**What you should do**
Skip all pictures, then print the remaining material exactly.

╭─ Supplied material

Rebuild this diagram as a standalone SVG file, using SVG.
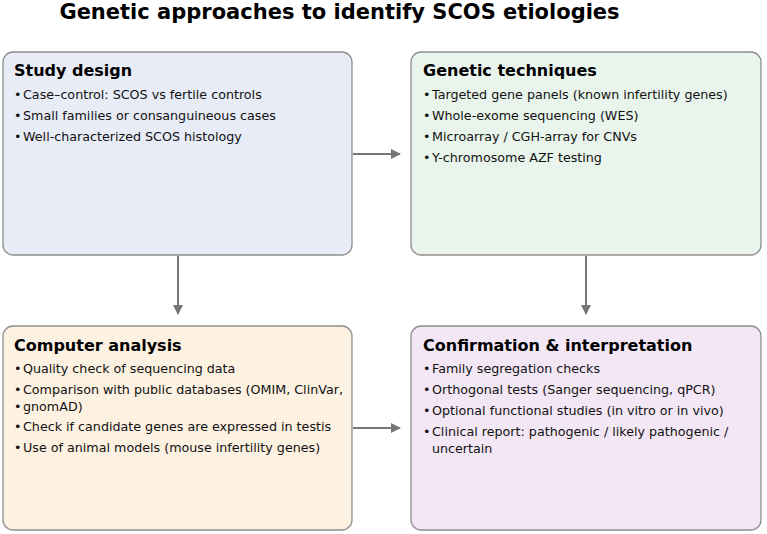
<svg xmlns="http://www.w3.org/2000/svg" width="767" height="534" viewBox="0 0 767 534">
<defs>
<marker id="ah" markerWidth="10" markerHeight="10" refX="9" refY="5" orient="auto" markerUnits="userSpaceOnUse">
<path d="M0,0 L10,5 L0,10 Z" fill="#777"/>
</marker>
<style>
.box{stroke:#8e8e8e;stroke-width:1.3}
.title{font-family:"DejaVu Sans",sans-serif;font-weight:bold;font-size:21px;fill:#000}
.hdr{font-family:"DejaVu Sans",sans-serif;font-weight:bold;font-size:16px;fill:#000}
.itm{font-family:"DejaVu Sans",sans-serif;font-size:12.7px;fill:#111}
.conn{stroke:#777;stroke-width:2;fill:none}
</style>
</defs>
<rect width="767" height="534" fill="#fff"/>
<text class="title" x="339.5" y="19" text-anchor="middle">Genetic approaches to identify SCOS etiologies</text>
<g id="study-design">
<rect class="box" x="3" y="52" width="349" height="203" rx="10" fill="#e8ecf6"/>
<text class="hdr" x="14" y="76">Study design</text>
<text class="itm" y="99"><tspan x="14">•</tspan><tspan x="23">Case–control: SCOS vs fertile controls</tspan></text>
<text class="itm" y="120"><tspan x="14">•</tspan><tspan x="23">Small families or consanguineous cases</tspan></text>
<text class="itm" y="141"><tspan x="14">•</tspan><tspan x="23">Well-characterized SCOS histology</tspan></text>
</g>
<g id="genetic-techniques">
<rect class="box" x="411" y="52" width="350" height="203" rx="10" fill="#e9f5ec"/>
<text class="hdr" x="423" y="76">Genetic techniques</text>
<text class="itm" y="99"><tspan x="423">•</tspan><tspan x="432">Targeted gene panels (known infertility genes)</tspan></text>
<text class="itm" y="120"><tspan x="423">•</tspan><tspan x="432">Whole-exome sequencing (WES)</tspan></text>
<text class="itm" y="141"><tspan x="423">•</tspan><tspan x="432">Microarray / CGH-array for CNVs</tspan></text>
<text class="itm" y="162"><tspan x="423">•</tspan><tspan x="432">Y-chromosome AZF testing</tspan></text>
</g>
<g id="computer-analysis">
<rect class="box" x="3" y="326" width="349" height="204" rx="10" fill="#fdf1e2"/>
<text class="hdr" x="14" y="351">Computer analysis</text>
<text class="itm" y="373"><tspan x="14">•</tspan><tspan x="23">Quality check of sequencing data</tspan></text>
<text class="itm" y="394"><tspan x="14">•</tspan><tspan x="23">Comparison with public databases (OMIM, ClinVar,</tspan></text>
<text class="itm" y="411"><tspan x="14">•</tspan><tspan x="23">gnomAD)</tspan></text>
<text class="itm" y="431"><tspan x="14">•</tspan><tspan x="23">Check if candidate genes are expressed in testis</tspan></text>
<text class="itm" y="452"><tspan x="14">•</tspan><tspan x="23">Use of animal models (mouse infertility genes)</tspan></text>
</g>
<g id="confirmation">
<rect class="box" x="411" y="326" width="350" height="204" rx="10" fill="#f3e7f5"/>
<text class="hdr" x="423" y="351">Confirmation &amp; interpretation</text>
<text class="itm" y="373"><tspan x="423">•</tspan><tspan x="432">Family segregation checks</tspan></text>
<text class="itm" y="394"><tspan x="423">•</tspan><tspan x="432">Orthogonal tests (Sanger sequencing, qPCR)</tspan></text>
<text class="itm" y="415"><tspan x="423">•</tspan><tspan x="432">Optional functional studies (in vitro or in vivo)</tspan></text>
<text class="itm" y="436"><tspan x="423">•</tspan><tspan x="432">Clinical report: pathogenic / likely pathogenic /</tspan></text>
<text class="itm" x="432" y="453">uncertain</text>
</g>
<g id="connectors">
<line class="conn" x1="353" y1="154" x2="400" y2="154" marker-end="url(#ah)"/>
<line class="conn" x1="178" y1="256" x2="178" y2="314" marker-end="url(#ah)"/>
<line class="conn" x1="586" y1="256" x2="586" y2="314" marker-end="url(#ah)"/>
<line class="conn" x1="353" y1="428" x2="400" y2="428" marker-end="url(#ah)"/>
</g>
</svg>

╰─

**Reply to the exercise**
Rebuild this diagram as a standalone SVG file, using SVG.
<svg xmlns="http://www.w3.org/2000/svg" width="767" height="534" viewBox="0 0 767 534">
<defs>
<marker id="ah" markerWidth="10" markerHeight="10" refX="9" refY="5" orient="auto" markerUnits="userSpaceOnUse">
<path d="M0,0 L10,5 L0,10 Z" fill="#777"/>
</marker>
<style>
.box{stroke:#8e8e8e;stroke-width:1.3}
.title{font-family:"DejaVu Sans",sans-serif;font-weight:bold;font-size:21px;fill:#000}
.hdr{font-family:"DejaVu Sans",sans-serif;font-weight:bold;font-size:16px;fill:#000}
.itm{font-family:"DejaVu Sans",sans-serif;font-size:12.7px;fill:#111}
.conn{stroke:#777;stroke-width:2;fill:none}
</style>
</defs>
<rect width="767" height="534" fill="#fff"/>
<text class="title" x="339.5" y="19" text-anchor="middle">Genetic approaches to identify SCOS etiologies</text>
<g id="study-design">
<rect class="box" x="3" y="52" width="349" height="203" rx="10" fill="#e8ecf6"/>
<text class="hdr" x="14" y="76">Study design</text>
<text class="itm" y="99"><tspan x="14">•</tspan><tspan x="23">Case–control: SCOS vs fertile controls</tspan></text>
<text class="itm" y="120"><tspan x="14">•</tspan><tspan x="23">Small families or consanguineous cases</tspan></text>
<text class="itm" y="141"><tspan x="14">•</tspan><tspan x="23">Well-characterized SCOS histology</tspan></text>
</g>
<g id="genetic-techniques">
<rect class="box" x="411" y="52" width="350" height="203" rx="10" fill="#e9f5ec"/>
<text class="hdr" x="423" y="76">Genetic techniques</text>
<text class="itm" y="99"><tspan x="423">•</tspan><tspan x="432">Targeted gene panels (known infertility genes)</tspan></text>
<text class="itm" y="120"><tspan x="423">•</tspan><tspan x="432">Whole-exome sequencing (WES)</tspan></text>
<text class="itm" y="141"><tspan x="423">•</tspan><tspan x="432">Microarray / CGH-array for CNVs</tspan></text>
<text class="itm" y="162"><tspan x="423">•</tspan><tspan x="432">Y-chromosome AZF testing</tspan></text>
</g>
<g id="computer-analysis">
<rect class="box" x="3" y="326" width="349" height="204" rx="10" fill="#fdf1e2"/>
<text class="hdr" x="14" y="351">Computer analysis</text>
<text class="itm" y="373"><tspan x="14">•</tspan><tspan x="23">Quality check of sequencing data</tspan></text>
<text class="itm" y="394"><tspan x="14">•</tspan><tspan x="23">Comparison with public databases (OMIM, ClinVar,</tspan></text>
<text class="itm" y="411"><tspan x="14">•</tspan><tspan x="23">gnomAD)</tspan></text>
<text class="itm" y="431"><tspan x="14">•</tspan><tspan x="23">Check if candidate genes are expressed in testis</tspan></text>
<text class="itm" y="452"><tspan x="14">•</tspan><tspan x="23">Use of animal models (mouse infertility genes)</tspan></text>
</g>
<g id="confirmation">
<rect class="box" x="411" y="326" width="350" height="204" rx="10" fill="#f3e7f5"/>
<text class="hdr" x="423" y="351">Confirmation &amp; interpretation</text>
<text class="itm" y="373"><tspan x="423">•</tspan><tspan x="432">Family segregation checks</tspan></text>
<text class="itm" y="394"><tspan x="423">•</tspan><tspan x="432">Orthogonal tests (Sanger sequencing, qPCR)</tspan></text>
<text class="itm" y="415"><tspan x="423">•</tspan><tspan x="432">Optional functional studies (in vitro or in vivo)</tspan></text>
<text class="itm" y="436"><tspan x="423">•</tspan><tspan x="432">Clinical report: pathogenic / likely pathogenic /</tspan></text>
<text class="itm" x="432" y="453">uncertain</text>
</g>
<g id="connectors">
<line class="conn" x1="353" y1="154" x2="400" y2="154" marker-end="url(#ah)"/>
<line class="conn" x1="178" y1="256" x2="178" y2="314" marker-end="url(#ah)"/>
<line class="conn" x1="586" y1="256" x2="586" y2="314" marker-end="url(#ah)"/>
<line class="conn" x1="353" y1="428" x2="400" y2="428" marker-end="url(#ah)"/>
</g>
</svg>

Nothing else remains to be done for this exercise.